Sin embargo, en las discusiones sociales uno debería esperar que alguna gente respete las reglas básicas de la conversación. (A propósito, recomiendo el libro Conversación del profesor británico Theodore Zeldin.) No me detendré en ellas, solo en un aspecto que tiene que ver con la presentación de argumentos y razones, hechos y datos. Uno de los aspectos más fastidiosos de la conversación cotidiana es que muchas personas consideran que todas las opiniones son iguales de válidas y que, por tanto, todas deben ser respetables.
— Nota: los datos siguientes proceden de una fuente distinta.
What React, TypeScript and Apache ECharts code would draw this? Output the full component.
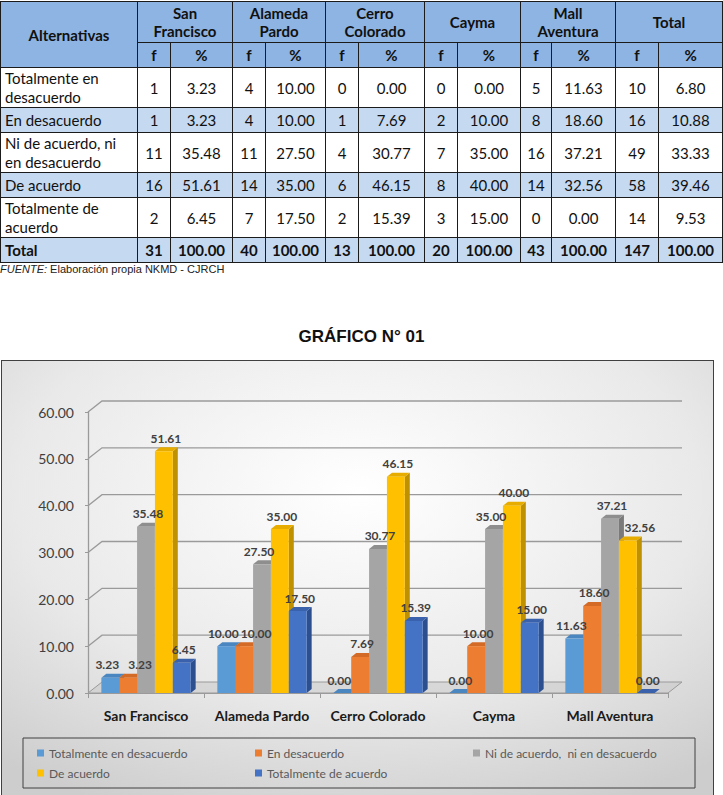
import React, { useEffect, useRef } from 'react';
import * as echarts from 'echarts';

// ---------- DATA ----------
const locations = ['San Francisco', 'Alameda Pardo', 'Cerro Colorado', 'Cayma', 'Mall Aventura'];
const tableGroups = [['San', 'Francisco'], ['Alameda', 'Pardo'], ['Cerro', 'Colorado'], ['Cayma'], ['Mall', 'Aventura'], ['Total']];
const alternativeLines = [
  ['Totalmente en', 'desacuerdo'],
  ['En desacuerdo'],
  ['Ni de acuerdo, ni', 'en desacuerdo'],
  ['De acuerdo'],
  ['Totalmente de', 'acuerdo'],
];
const legendNames = ['Totalmente en desacuerdo', 'En desacuerdo', 'Ni de acuerdo,  ni en desacuerdo', 'De acuerdo', 'Totalmente de acuerdo'];

const sanFranciscoF = [1, 1, 11, 16, 2];
const sanFranciscoP = [3.23, 3.23, 35.48, 51.61, 6.45];
const alamedaF = [4, 4, 11, 14, 7];
const alamedaP = [10.0, 10.0, 27.5, 35.0, 17.5];
const cerroF = [0, 1, 4, 6, 2];
const cerroP = [0.0, 7.69, 30.77, 46.15, 15.39];
const caymaF = [0, 2, 7, 8, 3];
const caymaP = [0.0, 10.0, 35.0, 40.0, 15.0];
const mallF = [5, 8, 16, 14, 0];
const mallP = [11.63, 18.6, 37.21, 32.56, 0.0];
const totalF = [10, 16, 49, 58, 14];
const totalP = [6.8, 10.88, 33.33, 39.46, 9.53];
const groupTotalsF = [31, 40, 13, 20, 43, 147];
const groupTotalsP = [100, 100, 100, 100, 100, 100];

const yTicks = [0, 10, 20, 30, 40, 50, 60];

const freqCols = [sanFranciscoF, alamedaF, cerroF, caymaF, mallF, totalF];
const pctCols = [sanFranciscoP, alamedaP, cerroP, caymaP, mallP, totalP];
const chartPct = [sanFranciscoP, alamedaP, cerroP, caymaP, mallP];

// ---------- STYLE ----------
const frontColors = ['#5B9BD5', '#ED7D31', '#A5A5A5', '#FFC000', '#4472C4'];
const sideColors = ['#3E75A8', '#B65A1E', '#7A7A7A', '#BF9000', '#2C4F8F'];
const topColors = ['#4A86C0', '#D36A25', '#8E8E8E', '#E6AC00', '#3A62AC'];
const colWidths = [137, 33, 62, 33, 60, 33, 66, 33, 63, 31, 64, 43, 64];
const rowHeights = [40, 25, 40, 25, 40];
const headBlue = '#8DB4E2';
const bandBlue = '#C5D9F1';

const FONT = 'Lato, "Open Sans", sans-serif';
const DX = 14;
const DY = 11;

function labelShift(vals: number[], s: number): number {
  let shift = 0;
  if (s > 0 && vals[s - 1] >= vals[s] && vals[s - 1] - vals[s] < 6) shift += 10;
  else if (s < vals.length - 1 && vals[s + 1] >= vals[s] && vals[s + 1] - vals[s] < 8) shift -= 5;
  return shift;
}

function Table() {
  const cell: React.CSSProperties = {
    border: '1.5px solid #1b1b1b',
    textAlign: 'center',
    verticalAlign: 'middle',
    padding: 0,
    fontSize: 15,
    color: '#111',
  };
  return (
    <table
      style={{
        position: 'absolute',
        top: 1,
        left: 0,
        width: 722,
        borderCollapse: 'collapse',
        tableLayout: 'fixed',
        fontFamily: FONT,
      }}
    >
      <colgroup>
        {colWidths.map((w, i) => (
          <col key={i} style={{ width: w }} />
        ))}
      </colgroup>
      <tbody>
        <tr style={{ height: 41 }}>
          <th rowSpan={2} style={{ ...cell, background: headBlue, fontWeight: 700 }}>Alternativas</th>
          {tableGroups.map((g, i) => (
            <th key={i} colSpan={2} style={{ ...cell, background: headBlue, fontWeight: 700, lineHeight: '18px' }}>
              {g.map((t, j) => (
                <React.Fragment key={j}>
                  {j > 0 && <br />}
                  {t}
                </React.Fragment>
              ))}
            </th>
          ))}
        </tr>
        <tr style={{ height: 25 }}>
          {tableGroups.map((_, i) => (
            <React.Fragment key={i}>
              <th style={{ ...cell, background: headBlue, fontWeight: 700 }}>f</th>
              <th style={{ ...cell, background: headBlue, fontWeight: 700 }}>%</th>
            </React.Fragment>
          ))}
        </tr>
        {alternativeLines.map((lines, r) => {
          const bg = r % 2 === 1 ? bandBlue : '#ffffff';
          return (
            <tr key={r} style={{ height: rowHeights[r] }}>
              <td style={{ ...cell, background: bg, textAlign: 'left', padding: '0 4px', lineHeight: '19px', whiteSpace: 'nowrap' }}>
                {lines.map((t, j) => (
                  <React.Fragment key={j}>
                    {j > 0 && <br />}
                    {t}
                  </React.Fragment>
                ))}
              </td>
              {freqCols.map((fc, c) => (
                <React.Fragment key={c}>
                  <td style={{ ...cell, background: bg }}>{fc[r]}</td>
                  <td style={{ ...cell, background: bg }}>{pctCols[c][r].toFixed(2)}</td>
                </React.Fragment>
              ))}
            </tr>
          );
        })}
        <tr style={{ height: 25 }}>
          <td style={{ ...cell, background: bandBlue, textAlign: 'left', padding: '0 4px', fontWeight: 700 }}>Total</td>
          {groupTotalsF.map((f, c) => (
            <React.Fragment key={c}>
              <td style={{ ...cell, background: bandBlue, fontWeight: 700 }}>{f}</td>
              <td style={{ ...cell, background: bandBlue, fontWeight: 700 }}>{groupTotalsP[c].toFixed(2)}</td>
            </React.Fragment>
          ))}
        </tr>
      </tbody>
    </table>
  );
}

function Chart() {
  const ref = useRef<HTMLDivElement>(null);
  useEffect(() => {
    if (!ref.current) return;
    const chart = echarts.init(ref.current, null, { renderer: 'svg' });

    const gridSeries: any = {
      type: 'custom',
      name: '__grid',
      z: 1,
      silent: true,
      data: yTicks.map((v) => [0, v]),
      encode: { x: 0, y: 1 },
      renderItem: (params: any, api: any) => {
        const cs = params.coordSys;
        const v = api.value(1);
        const y = api.coord([0, v])[1];
        const children: any[] = [];
        if (v === 0) {
          children.push({
            type: 'polygon',
            shape: {
              points: [
                [cs.x, y],
                [cs.x + DX, y - DY],
                [cs.x + cs.width + DX, y - DY],
                [cs.x + cs.width, y],
              ],
            },
            style: { fill: 'rgba(200,200,200,0.55)', stroke: '#9a9a9a', lineWidth: 1 },
          });
        } else {
          children.push({
            type: 'polyline',
            shape: {
              points: [
                [cs.x, y],
                [cs.x + DX, y - DY],
                [cs.x + cs.width + DX, y - DY],
              ],
            },
            style: { stroke: '#9a9a9a', lineWidth: 1.3, fill: null },
          });
        }
        return { type: 'group', children };
      },
    };

    const barSeries = legendNames.map((name, s) => ({
      type: 'custom',
      name,
      z: 2,
      itemStyle: { color: frontColors[s] },
      data: locations.map((_, i) => [i, chartPct[i][s]]),
      encode: { x: 0, y: 1 },
      renderItem: (params: any, api: any) => {
        const cat = api.value(0);
        const val = api.value(1);
        const band = api.size([1, 0])[0];
        const groupW = band * 0.77;
        const barW = groupW / 5;
        const base = api.coord([cat, 0]);
        const top = api.coord([cat, val]);
        const x = base[0] - groupW / 2 + s * barW;
        const yb = base[1];
        const yt = top[1];
        const d = 5;
        const dh = 4;
        const shift = labelShift(chartPct[cat], s);
        return {
          type: 'group',
          children: [
            {
              type: 'polygon',
              shape: { points: [[x + barW, yt], [x + barW + d, yt - dh], [x + barW + d, yb - dh], [x + barW, yb]] },
              style: { fill: sideColors[s] },
            },
            {
              type: 'polygon',
              shape: { points: [[x, yt], [x + d, yt - dh], [x + barW + d, yt - dh], [x + barW, yt]] },
              style: { fill: topColors[s] },
            },
            {
              type: 'rect',
              shape: { x, y: yt, width: barW, height: Math.max(yb - yt, 0) },
              style: { fill: frontColors[s] },
            },
            {
              type: 'text',
              z2: 100,
              style: {
                text: val.toFixed(2),
                x: x + barW / 2 + 2 + shift,
                y: yt - dh - 3,
                align: 'center',
                verticalAlign: 'bottom',
                font: `bold 12px ${FONT}`,
                fill: '#404040',
              },
            },
          ],
        };
      },
    }));

    chart.setOption({
      animation: false,
      backgroundColor: new echarts.graphic.RadialGradient(0.5, 0.3, 0.8, [
        { offset: 0, color: '#ffffff' },
        { offset: 0.6, color: '#e9e9e9' },
        { offset: 1, color: '#cdcdcd' },
      ]),
      textStyle: { fontFamily: FONT },
      grid: { left: 86, right: 45, top: 51, bottom: 102 },
      xAxis: {
        type: 'category',
        data: locations,
        axisLine: { show: true, lineStyle: { color: '#9a9a9a', width: 1 } },
        axisTick: { show: true, length: 5, lineStyle: { color: '#9a9a9a' } },
        axisLabel: { interval: 0, margin: 15, fontSize: 14, fontWeight: 'bold', color: '#1a1a1a', fontFamily: FONT },
        splitLine: { show: false },
      },
      yAxis: {
        type: 'value',
        min: 0,
        max: 60,
        interval: 10,
        axisLine: { show: true, lineStyle: { color: '#9a9a9a', width: 1.3 } },
        axisTick: { show: true, length: 3, lineStyle: { color: '#9a9a9a' } },
        axisLabel: {
          margin: 14,
          fontSize: 14,
          color: '#404040',
          fontFamily: FONT,
          formatter: (v: number) => v.toFixed(2),
        },
        splitLine: { show: false },
      },
      legend: {
        data: legendNames,
        left: 21,
        top: 377,
        width: 656,
        padding: [5, 4, 5, 14],
        itemGap: 0,
        itemWidth: 7,
        itemHeight: 7,
        icon: 'rect',
        borderColor: '#404040',
        borderWidth: 1,
        textStyle: { width: 206, fontSize: 12, color: '#595959', lineHeight: 20, fontFamily: FONT },
      },
      series: [gridSeries, ...barSeries],
    });
    return () => chart.dispose();
  }, []);
  return <div ref={ref} style={{ width: 711, height: 434 }} />;
}

export default function App() {
  useEffect(() => {
    document.body.style.margin = '0';
  }, []);
  return (
    <div style={{ position: 'relative', width: 723, height: 795, overflow: 'hidden', background: '#fff' }}>
      <Table />
      <div
        style={{
          position: 'absolute',
          top: 263,
          left: 0,
          fontFamily: '"Liberation Sans", Arial, sans-serif',
          fontSize: 11,
          color: '#222',
        }}
      >
        <i>FUENTE:</i> Elaboración propia NKMD - CJRCH
      </div>
      <div
        style={{
          position: 'absolute',
          top: 327,
          left: 0,
          width: 723,
          textAlign: 'center',
          fontFamily: '"Liberation Sans", Arial, sans-serif',
          fontWeight: 700,
          fontSize: 17,
          color: '#111',
        }}
      >
        GRÁFICO N° 01
      </div>
      <div
        style={{
          position: 'absolute',
          top: 360,
          left: 1,
          border: '1px solid #404040',
          width: 711,
          height: 434,
        }}
      >
        <Chart />
      </div>
    </div>
  );
}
Esto constituye una violación del mínimo principio de rigor.
Una opinión es, en efecto, una apreciación que carece de cualquier fundamento objetivo y que no depende de las calidades del que la emite. Encontramos auténticas opiniones referidas a puntos enteramente subjetivos cómo cuál fue el mejor jugador del mundial, pero en asuntos sujetos a contraste empírico —como cuál fue el líder de goleo— cualquier opinión carece de sentido.
Otra cosa es la formulación de conjeturas o hipótesis. Los intelectuales públicos serios suelen presentar información pertinente e indicar un marco interpretativo preciso para ofrecer su punto de vista personal. Esa forma de presentar las cosas puede dar lugar a precisiones, modificaciones y visiones alternativas. Da lugar a conversaciones argumentadas. Uno de los males del debate público es que mucha gente se limita a sentar posición sin molestarse en ofrecer un dato o una razón.
La nivelación de la opinión conduce al subjetivismo puro (toda opinión es respetable) o al silencio dañino (no hablar de política). Ante la polarización que tenemos, y que continuará este cuatrienio, será bueno seguir hablando sobre la necesidad de dar razones, cómo darlas, cómo escucharlas y cómo usarlas para tomar decisiones.